One of the standout scenes in the film - when the heroes first meet - shows them riding a horse and a motorbike before they propel themselves off a bridge to rescue a child caught in a fire.
"American audiences aren't generally used to this sort of maximalist spectacle," Adlakha says, adding that the film is so "well put together" that it works with people "from any cultural background".
It also represents what people outside India expect from Bollywood and Tollywood (Telugu) films - visually stimulating, lot of people, lot of action, ambitious - but "without being a cliche", Lui says.
RRR's success in India wasn't a surprise - Rajamouli was already a household name, thanks to his earlier blockbuster duology Baahubali, and expectations were high for his new star-studded epic.
But the film received middling reviews from several critics, who pointed to its problematic politics, use of Hindu iconography and appropriation of tribal culture.
In India, cinema as a medium has become extremely politicised, says writer and film critic Sowmya Rajendran. So RRR's appropriation of two real-life activists who fought for tribal rights and against the British, and its reimagination of them as Hindu mythological heroes invited closer scrutiny here, she says.
But Western audiences see RRR largely "as an anti-colonial narrative because that's the politics that's immediately apparent to them", Rajendran adds.
In the US, a handful of publications have attempted to address this.

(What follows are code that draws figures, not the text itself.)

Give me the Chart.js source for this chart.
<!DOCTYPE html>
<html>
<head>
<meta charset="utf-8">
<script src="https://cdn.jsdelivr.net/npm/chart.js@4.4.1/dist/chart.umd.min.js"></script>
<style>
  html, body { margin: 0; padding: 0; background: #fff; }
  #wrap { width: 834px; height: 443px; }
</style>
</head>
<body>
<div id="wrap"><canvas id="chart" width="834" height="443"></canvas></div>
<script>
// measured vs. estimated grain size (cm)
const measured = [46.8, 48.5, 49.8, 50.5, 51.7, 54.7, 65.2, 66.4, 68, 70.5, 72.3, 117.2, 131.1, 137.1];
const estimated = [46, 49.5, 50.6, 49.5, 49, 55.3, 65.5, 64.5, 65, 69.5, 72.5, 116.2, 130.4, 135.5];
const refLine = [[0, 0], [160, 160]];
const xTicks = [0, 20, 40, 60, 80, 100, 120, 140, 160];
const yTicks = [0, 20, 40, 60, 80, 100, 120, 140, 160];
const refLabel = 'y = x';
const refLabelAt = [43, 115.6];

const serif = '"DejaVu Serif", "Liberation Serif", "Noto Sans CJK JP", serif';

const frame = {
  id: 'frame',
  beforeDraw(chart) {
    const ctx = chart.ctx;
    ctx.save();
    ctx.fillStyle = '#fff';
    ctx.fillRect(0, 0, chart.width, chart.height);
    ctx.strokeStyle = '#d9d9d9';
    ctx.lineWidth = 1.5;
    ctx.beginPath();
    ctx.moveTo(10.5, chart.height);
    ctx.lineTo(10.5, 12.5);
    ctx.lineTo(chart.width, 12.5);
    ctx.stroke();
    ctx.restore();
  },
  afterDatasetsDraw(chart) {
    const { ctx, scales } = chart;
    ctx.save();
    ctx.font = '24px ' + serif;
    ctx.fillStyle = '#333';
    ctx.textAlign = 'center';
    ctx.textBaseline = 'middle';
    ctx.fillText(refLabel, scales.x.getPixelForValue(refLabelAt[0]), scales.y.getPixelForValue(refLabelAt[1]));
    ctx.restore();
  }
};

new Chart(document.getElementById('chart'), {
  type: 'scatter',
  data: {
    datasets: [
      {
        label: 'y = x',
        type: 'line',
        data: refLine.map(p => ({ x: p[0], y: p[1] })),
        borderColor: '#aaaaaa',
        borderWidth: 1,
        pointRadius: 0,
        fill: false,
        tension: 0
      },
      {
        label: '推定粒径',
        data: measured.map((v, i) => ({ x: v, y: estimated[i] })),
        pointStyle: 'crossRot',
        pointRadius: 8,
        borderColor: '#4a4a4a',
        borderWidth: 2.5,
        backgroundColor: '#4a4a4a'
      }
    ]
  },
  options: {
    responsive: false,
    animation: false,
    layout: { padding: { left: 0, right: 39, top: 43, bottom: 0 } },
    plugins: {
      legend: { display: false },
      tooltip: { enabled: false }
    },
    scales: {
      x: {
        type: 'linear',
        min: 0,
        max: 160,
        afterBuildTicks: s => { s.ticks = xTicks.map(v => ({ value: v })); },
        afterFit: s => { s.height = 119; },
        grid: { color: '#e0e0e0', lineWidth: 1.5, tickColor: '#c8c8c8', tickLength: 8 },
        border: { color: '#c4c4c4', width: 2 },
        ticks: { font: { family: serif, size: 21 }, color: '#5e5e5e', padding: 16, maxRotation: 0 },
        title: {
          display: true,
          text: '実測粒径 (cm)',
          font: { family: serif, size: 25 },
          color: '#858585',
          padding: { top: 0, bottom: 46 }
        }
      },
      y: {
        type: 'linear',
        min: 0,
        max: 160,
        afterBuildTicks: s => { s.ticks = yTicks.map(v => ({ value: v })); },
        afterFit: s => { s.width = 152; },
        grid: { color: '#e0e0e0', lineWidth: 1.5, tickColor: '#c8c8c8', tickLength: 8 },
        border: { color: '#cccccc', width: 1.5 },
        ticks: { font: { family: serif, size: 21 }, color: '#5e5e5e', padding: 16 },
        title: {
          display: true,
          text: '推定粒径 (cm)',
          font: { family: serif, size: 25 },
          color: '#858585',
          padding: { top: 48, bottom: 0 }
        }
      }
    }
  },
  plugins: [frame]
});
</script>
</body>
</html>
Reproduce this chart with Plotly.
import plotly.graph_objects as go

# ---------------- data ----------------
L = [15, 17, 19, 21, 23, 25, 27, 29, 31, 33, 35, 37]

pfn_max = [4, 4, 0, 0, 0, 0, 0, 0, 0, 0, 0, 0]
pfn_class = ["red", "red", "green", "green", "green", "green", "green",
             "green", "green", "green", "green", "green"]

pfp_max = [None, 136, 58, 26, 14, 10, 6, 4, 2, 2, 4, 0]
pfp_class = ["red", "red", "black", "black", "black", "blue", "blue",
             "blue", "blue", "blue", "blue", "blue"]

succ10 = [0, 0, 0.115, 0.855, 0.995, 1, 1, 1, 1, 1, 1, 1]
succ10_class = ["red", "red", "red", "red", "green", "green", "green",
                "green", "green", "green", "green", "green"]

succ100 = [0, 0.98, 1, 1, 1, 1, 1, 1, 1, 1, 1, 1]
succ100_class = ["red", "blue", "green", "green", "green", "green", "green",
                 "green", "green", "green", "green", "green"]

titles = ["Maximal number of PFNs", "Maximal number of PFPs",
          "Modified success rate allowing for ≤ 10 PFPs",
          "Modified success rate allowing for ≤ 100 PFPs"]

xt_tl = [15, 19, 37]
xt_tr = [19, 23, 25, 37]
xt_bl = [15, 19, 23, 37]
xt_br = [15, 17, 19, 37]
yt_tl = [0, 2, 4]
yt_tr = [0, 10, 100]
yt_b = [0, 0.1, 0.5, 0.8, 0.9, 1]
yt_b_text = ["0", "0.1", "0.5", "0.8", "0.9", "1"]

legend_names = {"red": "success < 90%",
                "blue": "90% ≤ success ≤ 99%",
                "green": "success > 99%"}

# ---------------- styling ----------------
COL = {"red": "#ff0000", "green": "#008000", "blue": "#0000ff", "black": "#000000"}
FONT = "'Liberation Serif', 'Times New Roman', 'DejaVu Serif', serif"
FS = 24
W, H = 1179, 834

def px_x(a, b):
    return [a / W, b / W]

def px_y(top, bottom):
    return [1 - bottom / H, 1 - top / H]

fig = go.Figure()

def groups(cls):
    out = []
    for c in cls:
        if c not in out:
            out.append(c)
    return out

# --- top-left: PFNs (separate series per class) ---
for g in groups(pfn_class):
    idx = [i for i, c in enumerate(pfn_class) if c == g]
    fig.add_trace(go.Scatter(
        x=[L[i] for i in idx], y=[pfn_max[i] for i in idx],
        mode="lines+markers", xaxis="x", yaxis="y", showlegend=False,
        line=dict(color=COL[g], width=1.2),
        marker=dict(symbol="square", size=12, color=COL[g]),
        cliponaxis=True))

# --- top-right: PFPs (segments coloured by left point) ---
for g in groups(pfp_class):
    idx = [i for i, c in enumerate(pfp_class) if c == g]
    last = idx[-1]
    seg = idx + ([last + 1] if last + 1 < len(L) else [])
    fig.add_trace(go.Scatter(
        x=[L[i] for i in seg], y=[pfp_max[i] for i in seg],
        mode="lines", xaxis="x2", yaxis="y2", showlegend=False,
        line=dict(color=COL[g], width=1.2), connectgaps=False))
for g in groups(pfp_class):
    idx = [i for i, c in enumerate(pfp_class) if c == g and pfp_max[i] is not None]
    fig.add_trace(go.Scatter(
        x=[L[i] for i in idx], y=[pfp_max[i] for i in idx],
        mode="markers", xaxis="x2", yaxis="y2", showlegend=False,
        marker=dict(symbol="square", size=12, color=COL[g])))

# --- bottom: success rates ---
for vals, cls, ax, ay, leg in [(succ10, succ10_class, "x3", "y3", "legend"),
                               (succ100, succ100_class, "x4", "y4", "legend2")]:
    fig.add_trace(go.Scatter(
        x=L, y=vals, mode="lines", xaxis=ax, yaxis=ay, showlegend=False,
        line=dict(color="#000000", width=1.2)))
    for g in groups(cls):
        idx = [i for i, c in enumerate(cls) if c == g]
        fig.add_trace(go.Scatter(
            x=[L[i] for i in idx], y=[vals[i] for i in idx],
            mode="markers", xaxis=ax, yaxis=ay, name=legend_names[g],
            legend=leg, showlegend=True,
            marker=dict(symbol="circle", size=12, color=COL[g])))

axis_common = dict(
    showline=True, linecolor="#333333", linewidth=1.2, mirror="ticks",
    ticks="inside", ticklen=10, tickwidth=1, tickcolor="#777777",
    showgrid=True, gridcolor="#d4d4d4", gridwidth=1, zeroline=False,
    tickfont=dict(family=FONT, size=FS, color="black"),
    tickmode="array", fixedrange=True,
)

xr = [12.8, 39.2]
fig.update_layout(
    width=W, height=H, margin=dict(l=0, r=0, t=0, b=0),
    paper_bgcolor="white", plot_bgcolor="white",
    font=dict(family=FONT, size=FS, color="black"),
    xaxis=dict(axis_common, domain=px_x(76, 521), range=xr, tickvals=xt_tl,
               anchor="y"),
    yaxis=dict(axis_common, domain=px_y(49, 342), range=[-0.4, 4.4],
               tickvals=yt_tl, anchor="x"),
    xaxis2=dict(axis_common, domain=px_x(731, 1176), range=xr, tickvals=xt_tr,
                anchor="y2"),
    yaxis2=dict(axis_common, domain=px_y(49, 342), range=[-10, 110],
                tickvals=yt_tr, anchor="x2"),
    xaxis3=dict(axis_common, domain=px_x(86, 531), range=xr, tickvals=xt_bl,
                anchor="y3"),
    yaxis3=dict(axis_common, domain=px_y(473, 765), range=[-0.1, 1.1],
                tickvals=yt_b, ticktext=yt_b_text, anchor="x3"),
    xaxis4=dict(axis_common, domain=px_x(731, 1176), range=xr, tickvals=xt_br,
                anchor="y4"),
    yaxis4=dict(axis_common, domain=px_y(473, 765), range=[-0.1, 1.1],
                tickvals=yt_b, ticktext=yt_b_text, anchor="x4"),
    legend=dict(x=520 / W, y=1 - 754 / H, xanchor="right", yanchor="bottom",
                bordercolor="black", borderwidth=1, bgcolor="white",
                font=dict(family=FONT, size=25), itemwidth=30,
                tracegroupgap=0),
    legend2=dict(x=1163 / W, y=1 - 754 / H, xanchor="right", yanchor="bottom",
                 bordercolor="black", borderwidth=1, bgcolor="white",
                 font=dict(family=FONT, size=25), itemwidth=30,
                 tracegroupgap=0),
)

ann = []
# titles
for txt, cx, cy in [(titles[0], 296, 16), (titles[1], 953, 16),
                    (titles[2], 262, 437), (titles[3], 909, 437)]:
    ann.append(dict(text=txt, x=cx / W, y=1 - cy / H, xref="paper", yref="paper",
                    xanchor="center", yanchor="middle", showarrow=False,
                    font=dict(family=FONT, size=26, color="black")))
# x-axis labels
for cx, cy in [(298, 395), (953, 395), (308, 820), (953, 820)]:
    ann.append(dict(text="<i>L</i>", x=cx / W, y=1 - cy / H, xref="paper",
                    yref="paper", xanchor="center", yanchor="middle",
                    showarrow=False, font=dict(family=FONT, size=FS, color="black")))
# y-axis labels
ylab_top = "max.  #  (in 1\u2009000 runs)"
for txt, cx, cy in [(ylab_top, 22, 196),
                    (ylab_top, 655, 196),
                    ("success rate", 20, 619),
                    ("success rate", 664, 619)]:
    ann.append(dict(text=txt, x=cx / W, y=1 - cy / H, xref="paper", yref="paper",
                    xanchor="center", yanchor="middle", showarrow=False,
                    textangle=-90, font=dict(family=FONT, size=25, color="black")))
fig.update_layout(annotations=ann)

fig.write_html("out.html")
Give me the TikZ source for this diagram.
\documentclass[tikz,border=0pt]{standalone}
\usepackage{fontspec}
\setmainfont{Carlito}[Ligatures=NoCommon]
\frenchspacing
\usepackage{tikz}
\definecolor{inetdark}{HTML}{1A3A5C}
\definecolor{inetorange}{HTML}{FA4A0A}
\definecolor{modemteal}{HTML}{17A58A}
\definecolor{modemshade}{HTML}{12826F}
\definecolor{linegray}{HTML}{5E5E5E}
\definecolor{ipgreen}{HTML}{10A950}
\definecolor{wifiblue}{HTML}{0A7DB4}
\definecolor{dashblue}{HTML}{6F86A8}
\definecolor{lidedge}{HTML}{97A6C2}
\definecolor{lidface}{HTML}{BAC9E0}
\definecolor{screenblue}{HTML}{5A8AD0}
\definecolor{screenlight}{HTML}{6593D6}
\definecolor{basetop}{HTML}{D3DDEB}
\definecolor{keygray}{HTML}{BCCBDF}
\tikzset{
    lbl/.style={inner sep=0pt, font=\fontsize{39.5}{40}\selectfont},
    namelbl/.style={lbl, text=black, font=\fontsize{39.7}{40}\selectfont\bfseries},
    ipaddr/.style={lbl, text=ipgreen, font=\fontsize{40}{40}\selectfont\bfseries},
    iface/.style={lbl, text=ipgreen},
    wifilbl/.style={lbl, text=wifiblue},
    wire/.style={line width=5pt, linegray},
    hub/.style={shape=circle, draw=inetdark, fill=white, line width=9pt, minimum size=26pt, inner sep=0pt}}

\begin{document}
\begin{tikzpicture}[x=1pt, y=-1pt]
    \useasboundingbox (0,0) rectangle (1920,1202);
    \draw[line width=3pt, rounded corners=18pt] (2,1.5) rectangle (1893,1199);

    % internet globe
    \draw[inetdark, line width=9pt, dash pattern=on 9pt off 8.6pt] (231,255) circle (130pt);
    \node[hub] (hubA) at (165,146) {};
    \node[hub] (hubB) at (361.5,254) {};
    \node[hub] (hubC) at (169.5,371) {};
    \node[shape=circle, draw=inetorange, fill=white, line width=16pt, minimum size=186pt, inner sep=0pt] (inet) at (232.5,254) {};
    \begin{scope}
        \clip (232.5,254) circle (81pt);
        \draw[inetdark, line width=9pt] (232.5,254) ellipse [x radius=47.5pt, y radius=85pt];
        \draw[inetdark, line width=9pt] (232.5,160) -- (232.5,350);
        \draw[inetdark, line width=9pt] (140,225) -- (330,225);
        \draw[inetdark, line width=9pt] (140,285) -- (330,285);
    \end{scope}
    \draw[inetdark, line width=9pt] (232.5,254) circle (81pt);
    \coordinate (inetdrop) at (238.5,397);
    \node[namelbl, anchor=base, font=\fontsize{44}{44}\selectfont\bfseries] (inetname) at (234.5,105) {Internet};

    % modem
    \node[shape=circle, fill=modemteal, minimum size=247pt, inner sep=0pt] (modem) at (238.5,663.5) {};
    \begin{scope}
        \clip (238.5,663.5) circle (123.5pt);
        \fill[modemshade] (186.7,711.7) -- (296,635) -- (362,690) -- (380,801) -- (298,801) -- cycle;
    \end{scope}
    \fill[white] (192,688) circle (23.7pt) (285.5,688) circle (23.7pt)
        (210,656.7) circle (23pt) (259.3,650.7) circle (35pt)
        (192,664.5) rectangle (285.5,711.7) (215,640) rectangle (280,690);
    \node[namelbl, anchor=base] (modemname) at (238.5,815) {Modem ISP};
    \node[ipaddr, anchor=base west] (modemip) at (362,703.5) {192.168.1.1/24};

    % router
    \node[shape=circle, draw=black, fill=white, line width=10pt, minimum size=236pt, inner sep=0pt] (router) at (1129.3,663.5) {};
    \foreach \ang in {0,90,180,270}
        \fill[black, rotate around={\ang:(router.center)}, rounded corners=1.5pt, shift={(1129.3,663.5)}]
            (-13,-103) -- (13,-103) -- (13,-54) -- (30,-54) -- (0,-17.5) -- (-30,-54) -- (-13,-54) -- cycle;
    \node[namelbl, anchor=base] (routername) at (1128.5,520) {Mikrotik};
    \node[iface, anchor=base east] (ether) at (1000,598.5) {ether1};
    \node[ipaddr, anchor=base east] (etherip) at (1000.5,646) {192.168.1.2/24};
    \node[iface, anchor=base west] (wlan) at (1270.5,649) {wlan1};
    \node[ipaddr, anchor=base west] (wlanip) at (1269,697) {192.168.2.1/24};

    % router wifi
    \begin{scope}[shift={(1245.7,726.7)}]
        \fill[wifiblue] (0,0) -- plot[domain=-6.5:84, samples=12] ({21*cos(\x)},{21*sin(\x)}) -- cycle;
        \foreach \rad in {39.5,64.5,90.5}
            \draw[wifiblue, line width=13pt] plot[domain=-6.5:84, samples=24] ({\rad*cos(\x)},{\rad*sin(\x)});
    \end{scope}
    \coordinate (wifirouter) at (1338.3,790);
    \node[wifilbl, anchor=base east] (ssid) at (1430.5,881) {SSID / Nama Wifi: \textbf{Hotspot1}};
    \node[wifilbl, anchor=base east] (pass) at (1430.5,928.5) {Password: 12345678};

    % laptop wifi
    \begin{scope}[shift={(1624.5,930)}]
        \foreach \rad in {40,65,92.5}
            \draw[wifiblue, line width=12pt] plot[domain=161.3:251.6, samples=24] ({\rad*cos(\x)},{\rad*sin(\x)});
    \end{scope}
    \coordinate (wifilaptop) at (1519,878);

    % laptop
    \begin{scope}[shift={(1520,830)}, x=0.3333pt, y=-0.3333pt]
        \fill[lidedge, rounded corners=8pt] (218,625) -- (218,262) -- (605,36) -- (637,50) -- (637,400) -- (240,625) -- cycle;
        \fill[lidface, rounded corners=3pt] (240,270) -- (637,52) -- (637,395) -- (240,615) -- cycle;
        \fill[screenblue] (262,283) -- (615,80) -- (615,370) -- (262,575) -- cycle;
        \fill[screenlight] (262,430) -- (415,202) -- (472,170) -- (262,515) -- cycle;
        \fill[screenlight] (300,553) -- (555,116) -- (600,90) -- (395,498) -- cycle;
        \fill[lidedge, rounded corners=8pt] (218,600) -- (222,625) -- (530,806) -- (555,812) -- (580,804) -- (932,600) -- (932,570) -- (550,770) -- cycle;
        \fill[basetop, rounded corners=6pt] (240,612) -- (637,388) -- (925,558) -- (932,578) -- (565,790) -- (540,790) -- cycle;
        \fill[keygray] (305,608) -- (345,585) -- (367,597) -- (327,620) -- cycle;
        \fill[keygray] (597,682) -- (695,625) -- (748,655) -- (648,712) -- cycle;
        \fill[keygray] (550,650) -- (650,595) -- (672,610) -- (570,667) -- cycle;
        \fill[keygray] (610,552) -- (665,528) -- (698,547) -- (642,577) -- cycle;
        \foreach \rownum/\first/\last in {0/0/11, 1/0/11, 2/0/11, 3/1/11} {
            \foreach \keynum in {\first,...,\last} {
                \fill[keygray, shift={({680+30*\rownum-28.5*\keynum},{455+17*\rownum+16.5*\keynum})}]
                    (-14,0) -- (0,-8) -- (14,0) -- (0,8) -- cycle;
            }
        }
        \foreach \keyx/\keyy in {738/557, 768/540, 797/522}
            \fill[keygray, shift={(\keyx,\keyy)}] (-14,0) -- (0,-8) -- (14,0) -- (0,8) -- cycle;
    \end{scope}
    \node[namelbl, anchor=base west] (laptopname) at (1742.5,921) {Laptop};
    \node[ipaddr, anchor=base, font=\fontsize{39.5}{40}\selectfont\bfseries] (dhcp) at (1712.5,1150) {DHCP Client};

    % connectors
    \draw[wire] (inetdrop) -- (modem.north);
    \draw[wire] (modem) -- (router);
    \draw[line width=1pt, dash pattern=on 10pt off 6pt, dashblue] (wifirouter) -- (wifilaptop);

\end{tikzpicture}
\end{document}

While many say the symbolism goes over their head, the criticism is also becoming a part of the discourse around the film, Adlakha says.
"Even if it's just so people can have a more complete grasp on the images they're seeing and enjoying," he says.
While these conversations evolve, one thing that's certain is that Rajamouli and team have breached barriers both within the Indian film industry and outside.
And this may only be the beginning: Rajamouli's next step could be making a Hollywood film which, he says is "the dream of every filmmaker across the world".